Once Reynald perfected this edible illusion in 2011, he was able to scale his product development and launch over 30 alcohol-free spirit variants including bourbon, vodka, tequila and more. He landed on the name ArKay from his time spent working on cosmetics in China, where people had trouble pronouncing his first name. Instead of saying 'Reynald,' their pronunciation was closer to 'Arr-K,' and the brand name was born.

Since then, ArKay's product line has expanded to include both spirits formulated to taste identical and spirits designed to be slightly similar, and slightly different in flavor to their more popular variant. "The ones which are similar, people use them as mocktails, and the ones which are identical people drink them straight," Reynald says.

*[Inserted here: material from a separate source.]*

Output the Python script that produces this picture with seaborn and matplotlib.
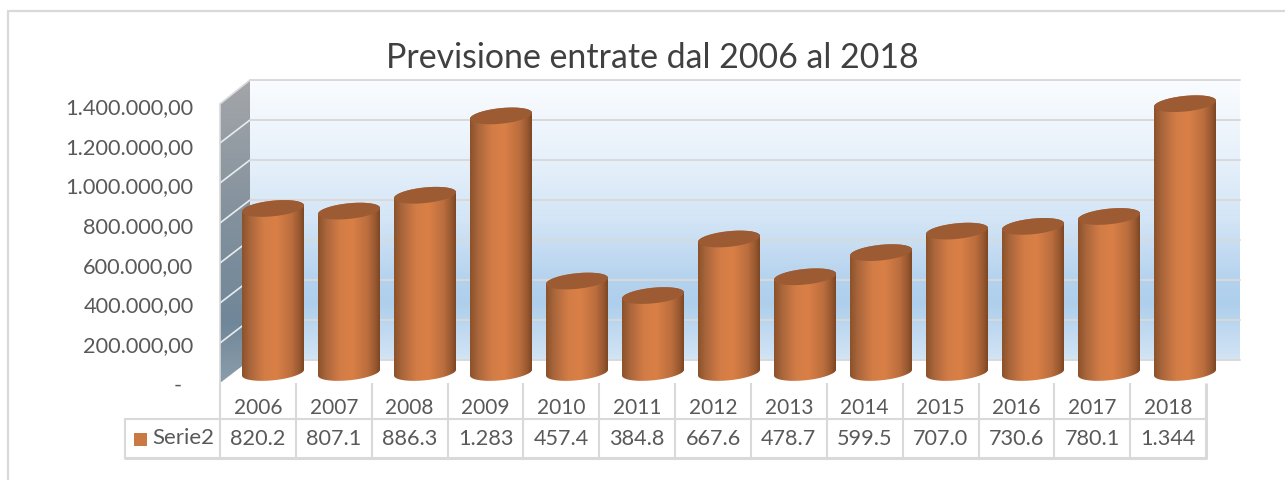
import numpy as np
import pandas as pd
import matplotlib
matplotlib.use("Agg")
import matplotlib.pyplot as plt
import seaborn as sns
from matplotlib.colors import LinearSegmentedColormap
from matplotlib.patches import Polygon, Rectangle
from matplotlib.path import Path
from matplotlib.ticker import FuncFormatter, MultipleLocator

years = ["2006", "2007", "2008", "2009", "2010", "2011", "2012",
         "2013", "2014", "2015", "2016", "2017", "2018"]
values = [820200, 807100, 886300, 1283000, 457400, 384800, 667600,
          478700, 599500, 707000, 730600, 780100, 1344000]
table_labels = ["820.2", "807.1", "886.3", "1.283", "457.4", "384.8", "667.6",
                "478.7", "599.5", "707.0", "730.6", "780.1", "1.344"]
series_name = "Serie2"
title = "Previsione entrate dal 2006 al 2018"

W, H = 1285, 481
TEXT = "#595959"
GRID = "#d9d9d9"
FONT = ["Lato", "DejaVu Sans"]

sns.set_theme(style="white")
plt.rcParams["font.family"] = FONT
fig = plt.figure(figsize=(W / 100, H / 100), dpi=100, facecolor="white")


def axes_px(x0, x1, ytop, ybot, **kw):
    return fig.add_axes([x0 / W, 1 - ybot / H, (x1 - x0) / W, (ybot - ytop) / H], **kw)


def fig_line(xs, ys, color=GRID, lw=1.1, z=1):
    fig.add_artist(plt.Line2D([x / W for x in xs], [1 - y / H for y in ys],
                              color=color, lw=lw, zorder=z))


# chart frame
fig_line([8, 8], [12, 481], lw=1.6)
fig_line([8, 1285], [12, 12], lw=1.6)

# back wall
YMAX = 1400000
ax_back = axes_px(250, 1240, 81, 361)
ax_back.set_xlim(0, 1)
ax_back.set_ylim(0, YMAX)
wall_cm = LinearSegmentedColormap.from_list("wall", [
    (0.0, "#fafcff"), (0.25, "#e9f2fb"), (0.5, "#d3e5f6"),
    (0.72, "#b4d2ee"), (0.8, "#aecfec"), (1.0, "#d3e4f5")])
ax_back.imshow(np.linspace(0, 1, 256).reshape(-1, 1), cmap=wall_cm, aspect="auto",
               extent=(0, 1, 0, YMAX), origin="upper", zorder=0)
ax_back.yaxis.set_major_locator(MultipleLocator(200000))
ax_back.tick_params(left=False, bottom=False, labelleft=False, labelbottom=False)
ax_back.grid(True, axis="y", color=GRID, lw=1.4)
ax_back.set_axisbelow(False)
for line in ax_back.get_ygridlines():
    line.set_clip_on(False)
sns.despine(ax=ax_back, left=True, bottom=True, top=True, right=True)

# side wall, sheared towards the front
ax_side = axes_px(220, 250, 81, 384)
ax_side.set_xlim(220, 250)
ax_side.set_ylim(384, 81)
ax_side.axis("off")
side = Polygon([(220, 105), (250, 81), (250, 361), (220, 384)], closed=True,
               facecolor="none", edgecolor="none")
ax_side.add_patch(side)
side_cm = LinearSegmentedColormap.from_list("side", [
    (0.0, "#a3a6a9"), (0.45, "#83919d"), (0.8, "#708799"), (1.0, "#8b9dab")])
im = ax_side.imshow(np.linspace(0, 1, 256).reshape(-1, 1), cmap=side_cm, aspect="auto",
                    extent=(220, 250, 384, 81), origin="upper")
im.set_clip_path(side)
ax_side.set_xlim(220, 250)
ax_side.set_ylim(384, 81)
for v in range(200000, 1400000, 200000):
    d = v / 5000
    ax_side.plot([220, 250], [384 - d, 361 - d], color="#e8ecef", lw=1.2)
fig_line([219.5, 219.5], [105, 384], lw=1.2, z=2)
fig_line([220, 250], [105, 81], lw=1.2, z=2)

# value axis
ax_val = axes_px(220, 221, 106, 384)
ax_val.patch.set_alpha(0)
ax_val.set_ylim(0, YMAX)
ax_val.set_xticks([])
ax_val.yaxis.set_major_locator(MultipleLocator(200000))
ax_val.yaxis.set_major_formatter(FuncFormatter(
    lambda v, _: "-  " if v == 0 else f"{v:,.2f}".replace(",", "X").replace(".", ",").replace("X", ".")))
ax_val.tick_params(axis="y", length=0, pad=19, labelsize=15.7, labelcolor=TEXT)
sns.despine(ax=ax_val, left=True, bottom=True)

# bars
PX_PER_CAT = 76
BAR_W = 62
A, SLANT, B = BAR_W / 2, 3.0, 7.8
Y_ZERO = 373.5
BELOW = 12.0
ax_bar = axes_px(273 - 38, 273 + 12.5 * 76, 0, Y_ZERO + BELOW)
ax_bar.patch.set_alpha(0)
df = pd.DataFrame({"anno": years, "valore": values})
sns.barplot(data=df, x="anno", y="valore", ax=ax_bar, color="#d27a44",
            width=BAR_W / PX_PER_CAT, saturation=1, zorder=3)
ax_bar.set_xlim(-0.5, 12.5)
ax_bar.set_ylim(-BELOW * 5000, Y_ZERO * 5000)
ax_bar.axis("off")

body_cm = LinearSegmentedColormap.from_list("body", [
    (0.0, "#8c5229"), (0.12, "#a8653b"), (0.35, "#d27c46"), (0.55, "#da8047"),
    (0.8, "#bc6e3e"), (0.93, "#985830"), (1.0, "#7d4725")])


def ring(cx, cy, t):
    return np.column_stack([cx + (A * np.cos(t)) / PX_PER_CAT,
                            cy + (SLANT * np.cos(t) + B * np.sin(t)) * 5000])


for i, (bar, val) in enumerate(zip(ax_bar.patches, values)):
    low = ring(i, 0, np.linspace(np.pi, 2 * np.pi, 60))
    high = ring(i, val, np.linspace(0, np.pi, 60))
    outline = np.vstack([low, high, low[:1]])
    clip = Path(outline, closed=True)
    bar.set_clip_path(clip, transform=ax_bar.transData)
    grad = ax_bar.imshow(np.linspace(0, 1, 128).reshape(1, -1), cmap=body_cm, aspect="auto",
                         extent=(i - A / PX_PER_CAT, i + A / PX_PER_CAT, -60000, val + 60000),
                         zorder=4, interpolation="bilinear")
    grad.set_clip_path(clip, transform=ax_bar.transData)
    ax_bar.add_patch(Polygon(ring(i, val, np.linspace(0, 2 * np.pi, 120)), closed=True,
                             facecolor="#9c5b32", edgecolor="none", zorder=5))
ax_bar.set_xlim(-0.5, 12.5)
ax_bar.set_ylim(-BELOW * 5000, Y_ZERO * 5000)

# data table
ax_tab = axes_px(125, 1208, 384, 460)
ax_tab.set_xlim(125, 1208)
ax_tab.set_ylim(460, 384)
ax_tab.axis("off")
edges = [220 + 75.85 * k for k in range(14)]
for k, x in enumerate(edges):
    ax_tab.plot([x, x], [384, 459], color=GRID, lw=1.5 if k < 13 else 2.2,
                clip_on=False, solid_capstyle="butt")
ax_tab.plot([125, edges[-1]], [420, 420], color=GRID, lw=1.5, clip_on=False, solid_capstyle="butt")
ax_tab.plot([125, edges[-1]], [459, 459], color=GRID, lw=2.2, clip_on=False)
ax_tab.plot([125, 125], [420, 459], color=GRID, lw=1.5, clip_on=False)
for k in range(13):
    xc = (edges[k] + edges[k + 1]) / 2
    ax_tab.text(xc, 408, years[k], ha="center", va="center", fontsize=15, color=TEXT)
    ax_tab.text(xc, 439, table_labels[k], ha="center", va="center", fontsize=15.6, color=TEXT)
ax_tab.add_patch(Rectangle((134, 433.5), 13, 13, facecolor="#c97a44", edgecolor="none"))
ax_tab.text(152, 438.5, series_name, ha="left", va="center", fontsize=16, color=TEXT)

fig.text(652 / W, 1 - 58 / H, title, ha="center", va="center", fontsize=24.4, color="#404040")

fig.savefig("out.png", dpi=100, facecolor="white")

When he started ArKay in 2011, Reynald remembers magazines claiming that they were the O'Douls of the spirit business. Because they were pioneers in the alcohol-free beer category, he took it as a complement. But that didn't immediately translate to sales.

"The first year we were doing maybe 10 bottles a day, it was nothing," he remembers. "I was losing money every day. Then the second year we were doing 500 bottles a day. I'm speaking about a couple of million dollars after a year. After three years we were doing $15 million. Then in 2019 we were doing $48 million. In 2020, we did $48 million."

At the speed things are moving, Reynald forecasts ArKay will reach the $100 million benchmark by the end of 2021. He says that sales in 2021 are up 10% each month, putting ArKay on track to reach that milestone by fall. With its own, large bottling plant, 110 employees, and Reynald's claim that "we do more sales than all our competitors combined," things are seemingly looking up for ArKay.

COVID has also greatly helped the zero proof space grow, Reynald says, because more people are sick, isolated, and living the booze-free lifestyle. He also explains that those regularly taking medication are a largely unrecognized sector of the community.

"A hundred million people are taking medicine every day in the U.S., so those people cannot drink liquor," he says. "They are all shamed because they cannot drink their favorite whiskey or their favorite tequila, so when they discover ArKay or my competitors, it's a relief. They can be happy, they can drink without drinking. It gives them this joy of living the game."

ArKay has also developed something of a reputation for sharing clever press releases with back-handed compliments that simultaneously congratulate fellow booze-free manufacturers while also reminding consumers that ArKay did it first.

In a recent press release promoting its 10th anniversary, ArKay writes, "We are extremely thankful that competitors such as Diageo-Seedlip have followed ArKay´s footsteps to change consumers' lifestyles."

An example of a cheeky press release taken from ArKay's website

Another recent press release says, "Arkay understands the hard work of launching a new brand and more if the brand is alcohol-free; for that matter, Arkay wants to thank Diageo (Gordon's owners) and Bacardi-Martini for launching an alcohol-free drink version on their own. It does feel great to see that the idea of alcohol-free spirits is now a trend that is expanding worldwide."

Considering that ArKay has many variants - 40 at our most recent count - everyone else in the space could be treated as a potential competitor. Nonetheless, Reynald doesn't see them that way. Between his kind words and slightly passive-aggressive press releases, 'frenemies' might be a better way of looking at it.

"If someone looks for very good gin, they look for Seedlip, and then the same person looks for a very good brandy so they look for ArKay because Seedlip doesn't make brandy," he says. "In the end, they are helping me a lot. We have over 70 competitors, and we love them all."